** start **
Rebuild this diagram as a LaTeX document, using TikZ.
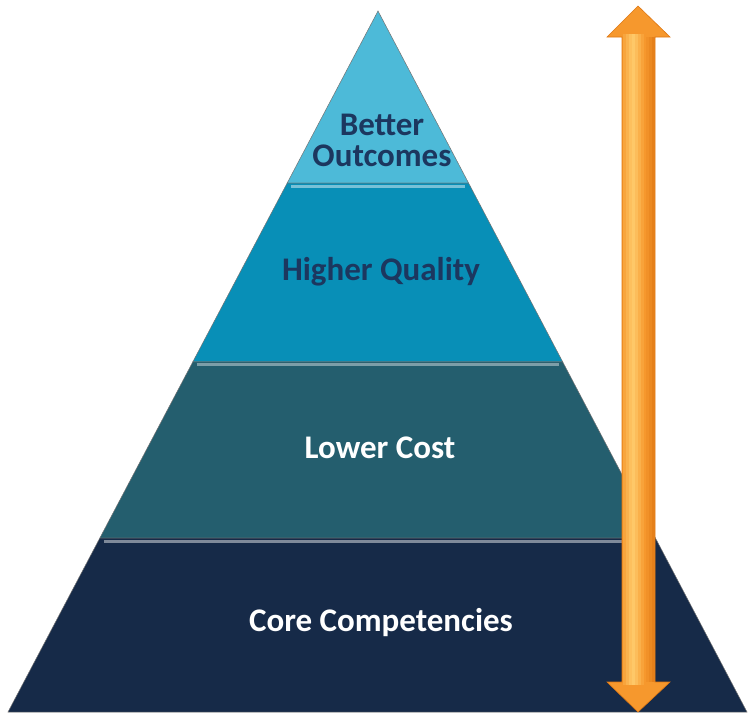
\documentclass[tikz,border=0pt]{standalone}
\usepackage{fontspec}
\setmainfont{Carlito}
\usetikzlibrary{calc}
\definecolor{bandA}{RGB}{77,186,216}
\definecolor{bandB}{RGB}{8,143,183}
\definecolor{bandC}{RGB}{36,94,110}
\definecolor{bandD}{RGB}{22,42,72}
\definecolor{txtdark}{RGB}{28,55,95}
\definecolor{arrmid}{RGB}{246,152,45}
\definecolor{arrdark}{RGB}{222,118,18}
\definecolor{arrlight}{RGB}{255,205,110}
\begin{document}
\begin{tikzpicture}[x=1pt,y=-1pt]
    \tikzstyle{lbl}=[font=\fontsize{33}{31}\selectfont\bfseries, align=center, inner sep=0pt]
    \tikzstyle{band}=[draw=black!55, line width=0.5pt]
    \tikzstyle{shine}=[line width=3pt]
    \useasboundingbox (0,0) rectangle (749,715);
    \coordinate (apex) at (378,11);
    \coordinate (bl) at (8,712);
    \coordinate (br) at (747,712);
    \coordinate (l1) at ($(apex)!0.2454!(bl)$);
    \coordinate (r1) at ($(apex)!0.2454!(br)$);
    \coordinate (l2) at ($(apex)!0.5007!(bl)$);
    \coordinate (r2) at ($(apex)!0.5007!(br)$);
    \coordinate (l3) at ($(apex)!0.7518!(bl)$);
    \coordinate (r3) at ($(apex)!0.7518!(br)$);
    % bands
    \filldraw[band, fill=bandA] (apex) -- (r1) -- (l1) -- cycle;
    \filldraw[band, fill=bandB] (l1) -- (r1) -- (r2) -- (l2) -- cycle;
    \filldraw[band, fill=bandC] (l2) -- (r2) -- (r3) -- (l3) -- cycle;
    \filldraw[band, fill=bandD] (l3) -- (r3) -- (br) -- (bl) -- cycle;
    \draw[shine, bandB!55!white] ($(l1)+(4,3)$) -- ($(r1)+(-4,3)$);
    \draw[shine, bandC!60!white] ($(l2)+(4,3)$) -- ($(r2)+(-4,3)$);
    \draw[shine, bandD!55!white] ($(l3)+(4,3)$) -- ($(r3)+(-4,3)$);
    % labels
    \node[lbl, txtdark] (outc) at (382,140) {Better\\Outcomes};
    \node[lbl, txtdark] (qual) at (381,272) {Higher Quality};
    \node[lbl, white] (cost) at (380,448) {Lower Cost};
    \node[lbl, white] (core) at (381,623) {Core Competencies};
    % arrow
    \coordinate (atop) at (638,6);
    \coordinate (abot) at (638,712);
    \filldraw[fill=arrmid, draw=arrdark, line width=0.6pt]
      (atop) -- ($(atop)+(32,31)$) -- ($(atop)+(17,31)$) -- ($(abot)+(17,-30)$)
      -- ($(abot)+(32,-30)$) -- (abot) -- ($(abot)+(-31,-30)$) -- ($(abot)+(-16,-30)$)
      -- ($(atop)+(-16,31)$) -- ($(atop)+(-31,31)$) -- cycle;
    \foreach \dx/\c in {-15/25,-12/50,-9/75,-6/90,-3/70,0/45,3/20}
      \fill[arrlight!\c!arrmid] ($(atop)+(\dx,28)$) rectangle ($(abot)+(\dx+3.2,-27)$);
    \foreach \dx/\c in {8/20,11/45,14/70}
      \fill[arrdark!\c!arrmid] ($(atop)+(\dx,31)$) rectangle ($(abot)+(\dx+3,-30)$);
    %\draw (atop) -- (abot);
\end{tikzpicture}
\end{document}
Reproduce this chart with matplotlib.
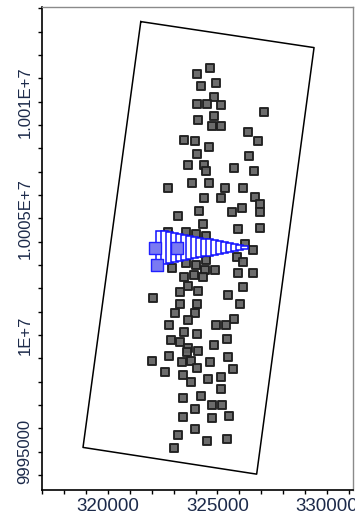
** end **
Problem details: State the count of lines with the word "this" in them, and write nothing else.

The completed task: 2